The real weight of your decisions
As a CHRO at a major organization, your velocity decisions shape your workforce directly and influence industry practices more broadly. When you decide how fast to adopt AI, you’re determining displacement rates, adaptation timeframes, and market signals about responsible adoption. When you decide what direction to move, you’re choosing what kind of organization to build and what work means in your context.
You don’t make these choices alone, but you do shape the menu of options. Your job is to surface the trade-offs to the CEO and board, propose a stance, and ensure that people and capability implications are treated as first-order strategic issues rather than afterthoughts.
These decisions come with trade-offs, not clear right answers.
It’s not just about speed
The velocity problem I described previously has two dimensions that are often conflated but need to be managed separately: speed and direction.
Speed is about pace.
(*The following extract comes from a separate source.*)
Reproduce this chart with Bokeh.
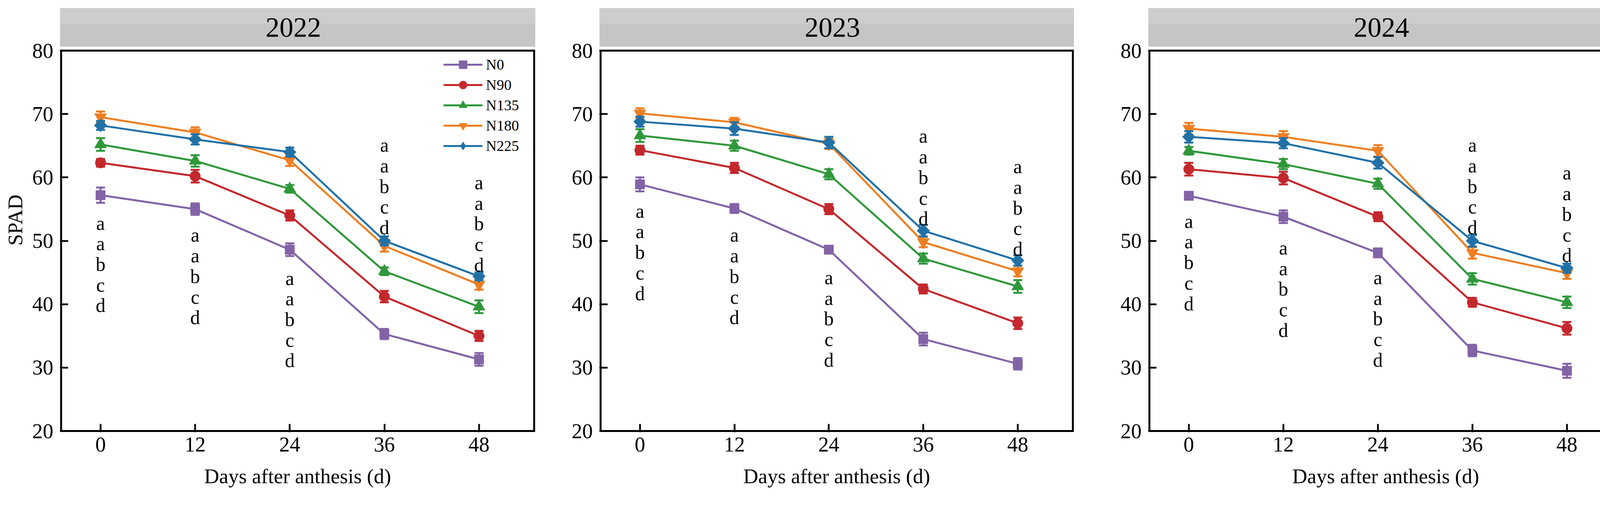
import numpy as np
from bokeh.plotting import figure
from bokeh.layouts import row
from bokeh.models import Range1d, FixedTicker, Legend, LegendItem
from bokeh.embed import file_html
from bokeh.resources import INLINE
from bokeh.core.properties import value

# ---------------- data ----------------
days = [0, 12, 24, 36, 48]
years = ["2022", "2023", "2024"]
treatments = ["N0", "N90", "N135", "N180", "N225"]

spad_2022_N0 = [57.2, 55.0, 48.6, 35.3, 31.3]
spad_2022_N90 = [62.3, 60.2, 54.0, 41.2, 35.0]
spad_2022_N135 = [65.2, 62.6, 58.2, 45.2, 39.6]
spad_2022_N180 = [69.5, 67.1, 62.7, 49.2, 43.1]
spad_2022_N225 = [68.2, 66.0, 64.0, 50.0, 44.4]

spad_2023_N0 = [58.9, 55.1, 48.6, 34.5, 30.6]
spad_2023_N90 = [64.3, 61.5, 55.0, 42.4, 37.0]
spad_2023_N135 = [66.6, 65.0, 60.5, 47.2, 42.8]
spad_2023_N180 = [70.1, 68.7, 65.3, 49.8, 45.2]
spad_2023_N225 = [68.8, 67.7, 65.5, 51.6, 46.9]

spad_2024_N0 = [57.1, 53.8, 48.1, 32.7, 29.5]
spad_2024_N90 = [61.3, 59.9, 53.8, 40.3, 36.2]
spad_2024_N135 = [64.2, 62.1, 59.0, 44.0, 40.3]
spad_2024_N180 = [67.7, 66.4, 64.2, 48.1, 44.9]
spad_2024_N225 = [66.4, 65.4, 62.3, 50.0, 45.7]

err_2022_N0 = [1.2, 0.9, 1.0, 0.8, 1.0]
err_2022_N90 = [0.6, 1.0, 0.8, 0.9, 0.8]
err_2022_N135 = [1.0, 0.9, 0.6, 0.6, 1.0]
err_2022_N180 = [0.9, 0.8, 0.9, 0.9, 0.8]
err_2022_N225 = [0.7, 0.8, 0.7, 0.7, 0.6]

err_2023_N0 = [1.1, 0.7, 0.6, 1.0, 0.9]
err_2023_N90 = [0.7, 0.8, 0.8, 0.7, 0.9]
err_2023_N135 = [1.0, 0.8, 0.8, 0.8, 1.0]
err_2023_N180 = [0.8, 0.7, 0.8, 0.8, 0.8]
err_2023_N225 = [0.8, 1.0, 0.9, 0.9, 0.8]

err_2024_N0 = [0.6, 1.0, 0.7, 0.9, 1.1]
err_2024_N90 = [1.0, 1.0, 0.7, 0.7, 1.0]
err_2024_N135 = [0.6, 0.8, 0.8, 0.9, 0.9]
err_2024_N180 = [0.9, 0.9, 0.9, 0.9, 0.9]
err_2024_N225 = [0.9, 0.8, 0.9, 0.9, 0.7]

# significance letters (same for every date) and SPAD level of the first letter's baseline
sig_letters = ["a", "a", "b", "c", "d"]
letter_top_2022 = [52.8, 50.9, 44.1, 65.1, 59.2]
letter_top_2023 = [54.7, 50.9, 44.2, 66.5, 61.7]
letter_top_2024 = [53.1, 48.9, 44.2, 65.1, 60.7]

y_ticks = [20, 30, 40, 50, 60, 70, 80]

spad = {
    "2022": [spad_2022_N0, spad_2022_N90, spad_2022_N135, spad_2022_N180, spad_2022_N225],
    "2023": [spad_2023_N0, spad_2023_N90, spad_2023_N135, spad_2023_N180, spad_2023_N225],
    "2024": [spad_2024_N0, spad_2024_N90, spad_2024_N135, spad_2024_N180, spad_2024_N225],
}
errs = {
    "2022": [err_2022_N0, err_2022_N90, err_2022_N135, err_2022_N180, err_2022_N225],
    "2023": [err_2023_N0, err_2023_N90, err_2023_N135, err_2023_N180, err_2023_N225],
    "2024": [err_2024_N0, err_2024_N90, err_2024_N135, err_2024_N180, err_2024_N225],
}
letter_tops = {"2022": letter_top_2022, "2023": letter_top_2023, "2024": letter_top_2024}

# ---------------- style / layout ----------------
FONT = "Liberation Serif"
colors = ["#8263a6", "#c3282d", "#2f983b", "#ee7f22", "#2171a7"]
markers = ["square", "circle", "triangle", "inverted_triangle", "square"]
legend_markers = ["square", "circle", "triangle", "inverted_triangle", "diamond"]
msizes = [24, 27, 31, 31, 23]
mangles = [0, 0, 0, 0, np.pi / 4]
LW = 5
LETTER_STEP = 3.25          # SPAD units between stacked letters

XMIN, XMAX, YMIN, YMAX = -5, 55, 20, 80
BOX_H = 973                 # px between y=20 and y=80
box_w = [1211, 1209, 1210]  # px between x=-5 and x=55
PAD = 3                     # px of frame beyond the drawn box
STRIP_GAP = 10              # px between strip bottom and box top
STRIP_H = 99                # px height of the grey strip
LIGHT_H = 40                # px height of the lighter upper band
borders = [(153, 46), (118, 72), (118, 10)]
FIG_H = 1286
TOP_B = 20

sy = BOX_H / (YMAX - YMIN)
y_lo = YMIN - PAD / sy
y_hi = YMAX + (STRIP_GAP + STRIP_H) / sy
frame_h = int(round((y_hi - y_lo) * sy))
BOT_B = FIG_H - TOP_B - frame_h


def make_panel(k, year):
    bl, br = borders[k]
    sx = box_w[k] / (XMAX - XMIN)
    x_lo = XMIN - PAD / sx
    x_hi = XMAX + PAD / sx
    fw = box_w[k] + 2 * PAD
    p = figure(width=bl + fw + br, height=FIG_H, x_range=Range1d(x_lo, x_hi),
               y_range=Range1d(y_lo, y_hi), toolbar_location=None, output_backend="svg",
               min_border_left=bl, min_border_right=br, min_border_top=TOP_B,
               min_border_bottom=BOT_B)
    p.grid.visible = False
    p.outline_line_color = None
    p.xaxis.ticker = FixedTicker(ticks=days)
    p.yaxis.ticker = FixedTicker(ticks=y_ticks)
    for ax in p.axis:
        ax.axis_line_color = None
        ax.major_tick_line_width = 4.5
        ax.major_tick_line_color = "black"
        ax.major_tick_in = 21
        ax.major_tick_out = 0
        ax.minor_tick_line_color = None
        ax.major_label_text_font = FONT
        ax.major_label_text_font_size = "54px"
        ax.major_label_text_color = "black"
        ax.axis_label_text_font = FONT
        ax.axis_label_text_font_size = "53px"
        ax.axis_label_text_font_style = "normal"
        ax.axis_label_text_color = "black"
    p.xaxis.major_label_standoff = 13
    p.yaxis.major_label_standoff = 17
    p.xaxis.axis_label = "Days after anthesis (d)"
    p.xaxis.axis_label_standoff = 31
    if k == 0:
        p.yaxis.axis_label = "SPAD"
        p.yaxis.axis_label_standoff = 12

    # grey facet strip
    strip_bottom = YMAX + STRIP_GAP / sy
    p.quad(left=[x_lo], right=[x_hi], bottom=[strip_bottom], top=[y_hi],
           fill_color="#c5c5c5", line_color=None)
    p.quad(left=[x_lo], right=[x_hi], bottom=[y_hi - LIGHT_H / sy], top=[y_hi],
           fill_color="#cdcdcd", line_color=None)
    p.text(x=[(XMIN + XMAX) / 2], y=[(strip_bottom + y_hi) / 2], text=[year],
           x_offset=-11, text_align="center", text_baseline="middle",
           text_font=value(FONT), text_font_size="71px", text_color="black")

    # plot box
    p.quad(left=[XMIN], right=[XMAX], bottom=[YMIN], top=[YMAX], fill_color=None,
           line_color="black", line_width=5, line_join="miter")

    items = []
    for i, name in enumerate(treatments):
        v = np.array(spad[year][i])
        e = np.array(errs[year][i])
        c = colors[i]
        lr = p.line(days, v, line_color=c, line_width=LW)
        p.segment(x0=days, y0=v - e, x1=days, y1=v + e, line_color=c, line_width=LW)
        p.scatter(days, v + e, marker="dash", size=23, line_color=c, line_width=LW)
        p.scatter(days, v - e, marker="dash", size=23, line_color=c, line_width=LW)
        p.scatter(days, v, marker=markers[i], size=msizes[i], angle=mangles[i],
                  fill_color=c, line_color=c, line_width=1)
        # legend proxy (legend glyphs are drawn unrotated, so use the real diamond shape)
        proxy = p.scatter(x=[np.nan], y=[np.nan], marker=legend_markers[i], size=msizes[i],
                          fill_color=c, line_color=c, line_width=1)
        items.append(LegendItem(label=name, renderers=[lr, proxy]))

    # significance letters
    xs, ys, ts = [], [], []
    for d, top in zip(days, letter_tops[year]):
        for j, t in enumerate(sig_letters):
            xs.append(d)
            ys.append(top - j * LETTER_STEP)
            ts.append(t)
    p.text(x=xs, y=ys, text=ts, text_align="center", text_baseline="alphabetic",
           text_font=value(FONT), text_font_size="50px", text_color="black")

    if k == 0:
        leg = Legend(items=items, location=(982, 706), padding=0, margin=0, spacing=0,
                     glyph_width=100, glyph_height=52, label_height=52, label_standoff=9,
                     label_text_font=FONT, label_text_font_size="38px", label_text_color="black",
                     border_line_color=None, background_fill_alpha=0)
        p.add_layout(leg, "center")
    return p


layout = row(*[make_panel(k, y) for k, y in enumerate(years)])
open("out.html", "w").write(file_html(layout, INLINE))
How fast do we move? This is where the mismatch problem becomes concrete. AI capabilities advance every three to nine months with new models and vendors. Your organizational systems operate on three- to five-year cycles. So, by the time you’ve assessed impact, established guardrails, trained people, and adapted processes, the technology has shifted multiple times. And your people operate on highly varied timelines, needing time to develop new mental models, build new skills, and process anxiety about what augmentation really means when it starts to look like replacement.
Direction is about purpose. What goals are we moving toward? This is where the more challenging questions reside. Are we maximizing shareholder value? Are we preserving employee dignity? Are we maintaining our competitive position? Are we democratizing expertise? When these goals conflict, and they almost certainly will, whose interests take priority?
The mistake many organizations make is treating velocity purely as a speed problem. They ask, “How do we move faster?” when they should first be asking, “Should we move faster here, and if so, toward what end?”